Enerji ihtiyacımız her geçen gün artarken, dünyamızın kaynakları hızla tükeniyor. Fosil yakıtların yarattığı çevresel sorunlar ise geleceğimizi tehdit ediyor. Bu noktada, yenilenebilir enerji kaynakları, özellikle de güneş enerjisi, sürdürülebilir bir gelecek için umut ışığı oluyor.
Güneş enerjisi teknolojileri, son yıllarda büyük bir gelişme gösterdi. Artık evlerimizin çatılarında bile güneş panelleri kurarak kendi elektriğimizi üretebiliyoruz. Bu sayede hem elektrik faturalarımızdan tasarruf ediyor hem de karbon ayak izimizi azaltıyoruz. Güneş panellerinin maliyetleri de giderek düşüyor, bu da onları daha erişilebilir kılıyor.
Güneş enerjisi sistemleri, akıllı ev teknolojileriyle entegre olarak daha verimli hale geliyor. Evlerimizdeki enerji tüketimini optimize eden akıllı sistemler sayesinde, güneş enerjisinden maksimum fayda sağlayabiliyoruz. Fazla enerjiyi depolayıp, ihtiyaç duyduğumuzda kullanmamızı sağlayan batarya teknolojileri de hızla gelişiyor.

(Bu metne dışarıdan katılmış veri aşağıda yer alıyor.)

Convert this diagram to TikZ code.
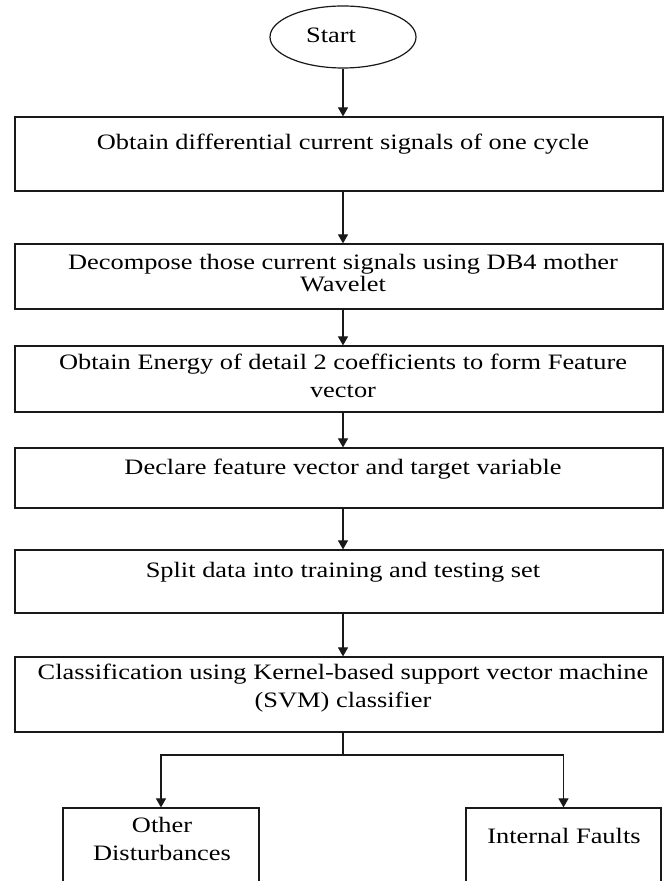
\documentclass[tikz,border=0pt]{standalone}
\usepackage{fontspec}
\setmainfont{Liberation Serif}[FakeStretch=1.2]
\usetikzlibrary{shapes.geometric,arrows.meta}
\begin{document}
\begin{tikzpicture}[x=1pt,y=1pt,
  box/.style={draw=black!90, line width=1.2pt, rectangle, inner sep=0pt},
  txt/.style={anchor=base, inner sep=0pt, font=\fontsize{22pt}{26pt}\selectfont, text=black},
  arr/.style={draw=black!90, line width=1.2pt, -{Triangle[width=10pt,length=9pt]}},
  ln/.style={draw=black!90, line width=1.2pt}]
\useasboundingbox (0,0) rectangle (666,881);
\clip (0,0) rectangle (666,881);
\fill[white] (0,0) rectangle (666,881);

% start
\node[box, ellipse, minimum width=146pt, minimum height=62pt] (start) at (343,844) {};
\node[txt] (tstart) at (331,838) {Start};

% main boxes
\node[box, minimum width=648pt, minimum height=74pt] (b1) at (339,727) {};
\node[txt] (t1) at (343,731) {Obtain differential current signals of one cycle};

\node[box, minimum width=648pt, minimum height=65pt] (b2) at (339,604.5) {};
\node[txt] (t2a) at (343,611) {Decompose those current signals using DB4 mother};
\node[txt] (t2b) at (343,589) {Wavelet};

\node[box, minimum width=648pt, minimum height=66pt] (b3) at (339,502) {};
\node[txt] (t3a) at (343,511) {Obtain Energy of detail 2 coefficients to form Feature};
\node[txt] (t3b) at (343,483) {vector};

\node[box, minimum width=648pt, minimum height=60pt] (b4) at (339,403) {};
\node[txt] (t4) at (343,406) {Declare feature vector and target variable};

\node[box, minimum width=648pt, minimum height=63pt] (b5) at (339,299.5) {};
\node[txt] (t5) at (343,303) {Split data into training and testing set};

\node[box, minimum width=648pt, minimum height=75pt] (b6) at (339,186.5) {};
\node[txt] (t6a) at (343,201) {Classification using Kernel-based support vector machine};
\node[txt] (t6b) at (343,173) {(SVM) classifier};

% outcome boxes
\node[box, minimum width=196pt, minimum height=100pt] (ob) at (161,23) {};
\node[txt] (tob1) at (162,48) {Other};
\node[txt] (tob2) at (162,20) {Disturbances};

\node[box, minimum width=195pt, minimum height=100pt] (if) at (563.5,23) {};
\node[txt] (tif) at (564,37) {Internal Faults};

% connectors
\coordinate (j) at (343,126);
\draw[arr] (start.south) -- (start.south |- b1.north);
\draw[arr] (b1.south -| start.south) -- (b2.north -| start.south);
\draw[arr] (b2.south -| start.south) -- (b3.north -| start.south);
\draw[arr] (b3.south -| start.south) -- (b4.north -| start.south);
\draw[arr] (b4.south -| start.south) -- (b5.north -| start.south);
\draw[arr] (b5.south -| start.south) -- (b6.north -| start.south);
\draw[ln] (b6.south -| j) -- (j);
\draw[arr] (j) -| (ob.north);
\draw[arr] (j) -| (if.north);
\end{tikzpicture}
\end{document}
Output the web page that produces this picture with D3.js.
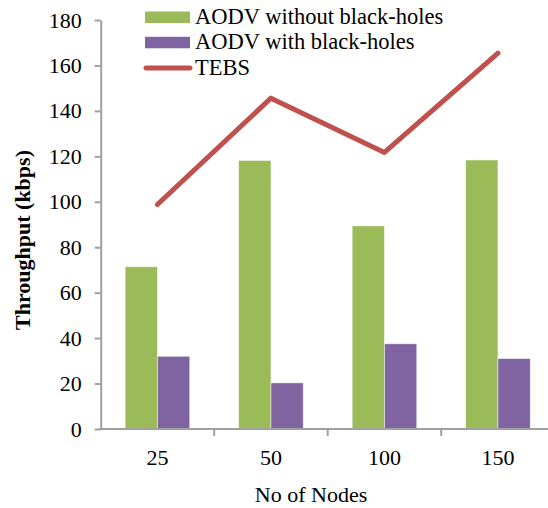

Dünyamızın enerji ihtiyacını karşılamak için güneş enerjisinden daha fazla yararlanmanın yolları sürekli araştırılıyor. Bunlardan biri de uzayda güneş enerjisi santralleri kurmak. Atmosferin dışında, güneş ışınları çok daha yoğun ve süreklidir. Uzayda kurulan dev güneş panelleri, topladıkları enerjiyi mikrodalgalar veya lazerler aracılığıyla dünyaya iletebilir.
Uzayda güneş enerjisi santralleri kurmak, büyük mühendislik ve lojistik zorluklar içeriyor. Ancak, potansiyel faydaları düşünüldüğünde, bu zorlukların üstesinden gelmek için çalışmalar hızla devam ediyor. Sınırsız ve temiz enerji kaynağı sağlamanın yanı sıra, bu teknoloji uzay araştırmaları ve yeni endüstrilerin gelişimi için de büyük fırsatlar sunuyor.
Güneş enerjisi, geleceğin enerji ihtiyacını karşılamak için en umut verici kaynaklardan biri. Teknolojinin gelişmesiyle birlikte, güneş enerjisinden daha verimli ve uygun maliyetli bir şekilde yararlanabileceğiz. Güneşin gücünü kullanarak, hem kendimize hem de gelecek nesillere daha temiz ve sürdürülebilir bir dünya bırakabiliriz.